La scomparsa di Goffredo Fofi, intellettuale poliedrico e figura di riferimento per generazioni di lettori e pensatori, segna una perdita significativa per il panorama culturale italiano.
A ottantotto anni, Fofi, originario di Gubbio, lascia un’eredità complessa e stimolante, intessuta di impegno civile, acuta critica sociale e profonda sensibilità umana.
La sua vita fu un continuo attraversamento di ideali e battaglie.
Fin da giovane, animato da un forte senso di giustizia, si avvicinò alle istanze sociali e politiche, partecipando alle lotte per i diritti dei lavoratori e dei più deboli, un percorso che lo portò a Palermo, a fianco di Danilo Dolci, dove condivise l’impegno pacifista gandhiano e la volontà di riscatto per le periferie abbandonate.
Questa esperienza formativa segnò indelebilmente il suo sguardo, orientandolo verso una riflessione costante sulle disuguaglianze e sulle ingiustizie che affliggono la società.
L’esperienza parigina, alla rivista *Positif*, ampliò i suoi orizzonti culturali, introducendolo alle nuove correnti cinematografiche e contribuendo a forgiare il suo acuto spirito critico.
Al suo ritorno in Italia, Fofi si distinse come saggista, giornalista e critico di cinema, letteratura e teatro, fondando riviste come *Quaderni piacentini* e partecipando attivamente alla nascita di altre testate che hanno contribuito a diffondere idee innovative e a stimolare il dibattito culturale.
La sua voce, spesso dissonante e provocatoria, si è fatta sentire attraverso inchieste coraggiose come *L’immigrazione meridionale a Torino*, un’opera che, inizialmente rifiutata da Einaudi, trovò finalmente spazio in Feltrinelli, testimoniando la sua capacità di sfidare i luoghi comuni e di denunciare le realtà scomode.
Fofi fu un intellettuale profondamente legato alla sua epoca, capace di cogliere le trasformazioni sociali e culturali e di interpretarle con lucidità e passione.

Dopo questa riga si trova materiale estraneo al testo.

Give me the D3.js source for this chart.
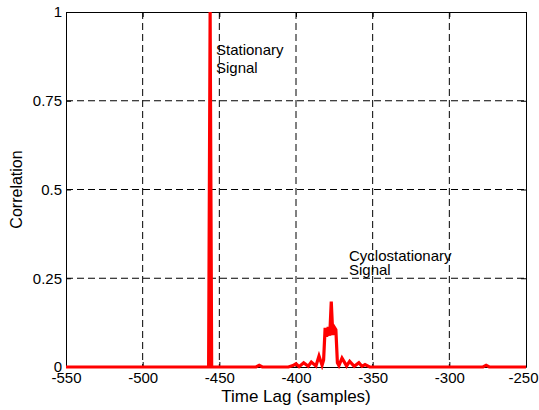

Le sue riflessioni sul ruolo della cultura nella società contemporanea, raccolte in opere come *L’oppio del popolo*, esprimono una profonda preoccupazione per la perdita di capacità critica e per la diffusione di modelli culturali superficiali e omologanti.
Il suo sguardo si posò anche sul cinema, un mezzo che amava e che analizzò con competenza e originalità.
Dalla *Storia del Cinema*, realizzata in collaborazione con Morandini e Volpi, al pamphlet *Il cinema italiano: Servi e padroni*, Fofi ha contribuito a decifrare il linguaggio cinematografico e a valorizzare il contributo di autori spesso sottovalutati, come Totò, a cui ha dedicato un saggio che ne ha restituito la complessità e l’importanza.
Oltre all’impegno politico e culturale, Fofi rivelò una profonda umanità, un’empatia che si manifestava in rapporti di amicizia intensa con figure di spicco come Elsa Morante, Pier Paolo Pasolini, Fabrizia Ramondino, e tanti altri.
La sua capacità di passare da attacchi veementi a gesti di affetto disarmante era una caratteristica distintiva che lo rendeva unico e affabile.
La sua vasta produzione, ripercorsa nell’antologia *Son nato scemo e morirò cretino*, testimonia la sua instancabile ricerca di verità e la sua volontà di stimolare la riflessione critica.
L’eredità di Goffredo Fofi è un invito a non rassegnarsi, a coltivare lo spirito di disobbedienza civile e a continuare a lottare per un mondo più giusto e umano.